With tender, toothsome meringue, lovely light whipped cream and delicious fresh fruit, Pavlova makes the perfect dessert anytime!
Made famous by my late mother-in-law, Avril, whose recipe we still use, Pavlova is an oft-requested family favourite and is a familiar sight on celebration tables in our family. The gorgeous Pavlova above was made by my lovely sister in law, Gail, for our Easter lunch a few years ago.
The History of Pavlova
Pavlova was made in honour of the Russian Prima Ballerina Anna Pavlova back in the 1920’s, and is named for her. There is a bit of a mystery around who invented it, and both Australia and New Zealand have claimed the dessert as their own!

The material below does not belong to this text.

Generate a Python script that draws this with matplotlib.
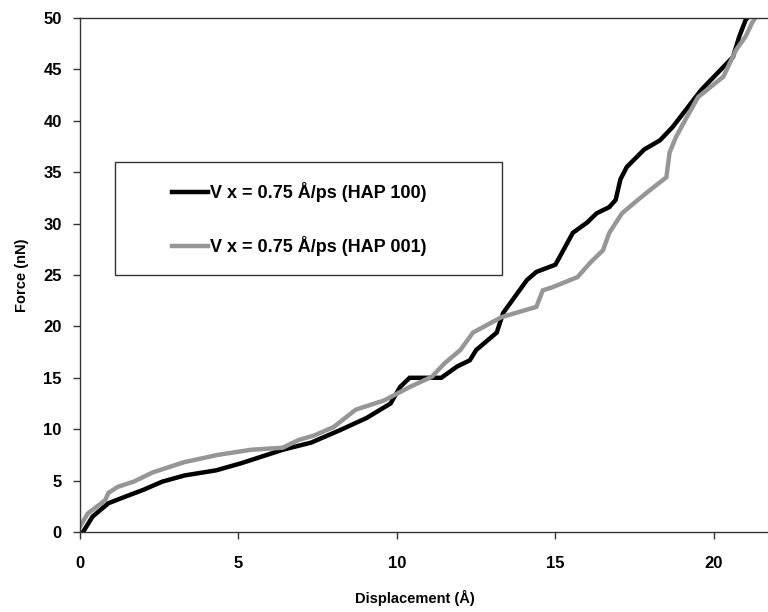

Whatever its history, Pavlova has become even more popular as the years have worn on and today you will find many variations on the original fruit and cream dessert. However, for me, the best Pavlova is always going to be a single layer of meringue topped with fluffy cream and berries like my mother-in-law used to make. (A pavlova made by my late mother-in-law is pictured below.)
Tips for Making Avril’s Pavlova
- Draw a circle on the sheet of greaseproof paper or baking parchment you plan to make the meringue on. My late mother-in-law always told me to do this, and it really does help to make the circle more uniform.
- You can make the meringue base for the Pavlova the day before. Store it lightly covered at room temperature.
- If you do make the meringue base the same day you plan to serve the Pavlova be sure to allow at least a couple of hours for it to cool completely. If you put the whipped cream on an even slightly warm base it will go soggy.
- Just before serving, whip the cream, pile it on the meringue and top with fruit. If you prepare the pavlova too far in advance it will go soggy.
- You can of course vary the fruit depending on what is available or in season.
Mixed Fruit Pavlova – Printable Recipe
Mixed Fruit Pavlova
- 3 egg whites
- 6 ounces caster sugar Caster sugar is also known as superfine sugar
- ½ teaspoon vanilla
- ½ teaspoon corn flour Corn flour is also known as corn starch
- ½ teaspoon white vinegar
- 2 cups double cream Double cream is also known as heavy cream or you can use whipping cream instead
- ¼ cup sugar
- about 2 cups of strawberries, halved
- 1 cup raspberries
- 1 cup blueberries
- 4 kiwis, peeled and sliced
- Preheat the oven to 150°C (300°F) or 125°C (250°F) for fan ovens.
- Make the meringue base by beating the egg whites until they are just beginning to stiffen.
- Gradually add the sugar, beating all the time.
- Beat until the sugar is well dissolved.
- When the mixture is very stiff and standing well in peaks, gently fold in the vanilla, cornflour and vinegar.
- Place a piece of greaseproof paper / baking parchment on a baking sheet.
- Spread the mixture in a large circle, making the sides higher than the centre to form a shell.
- Place in the oven for 1 to 1¼ hours watching carefully the first time as all ovens vary. Ideally you want the meringue to be a very, very light golden colour when it is cooked.
- Let the meringue cool completely on the baking sheet.
- When it is completely cool, carefully remove it from the greaseproof paper and place it on a large serving plate.
- An hour before serving, whip the cream until soft peaks form.
- Beat in the sugar, a bit at a time, until stiff peaks form.
- Carefully spread the whipped cream over the meringue base. Don't pile it too high, you want the edges of the meringue to still stand proud.
- Decorate the cream topped meringue with the fruit.
- First place a circle of halved strawberries around the side, then a circle of blueberries inside that.
- Make another circle of kiwi slices inside the blueberry circle and fill it with the raspberries.
- Place in the fridge until ready to serve.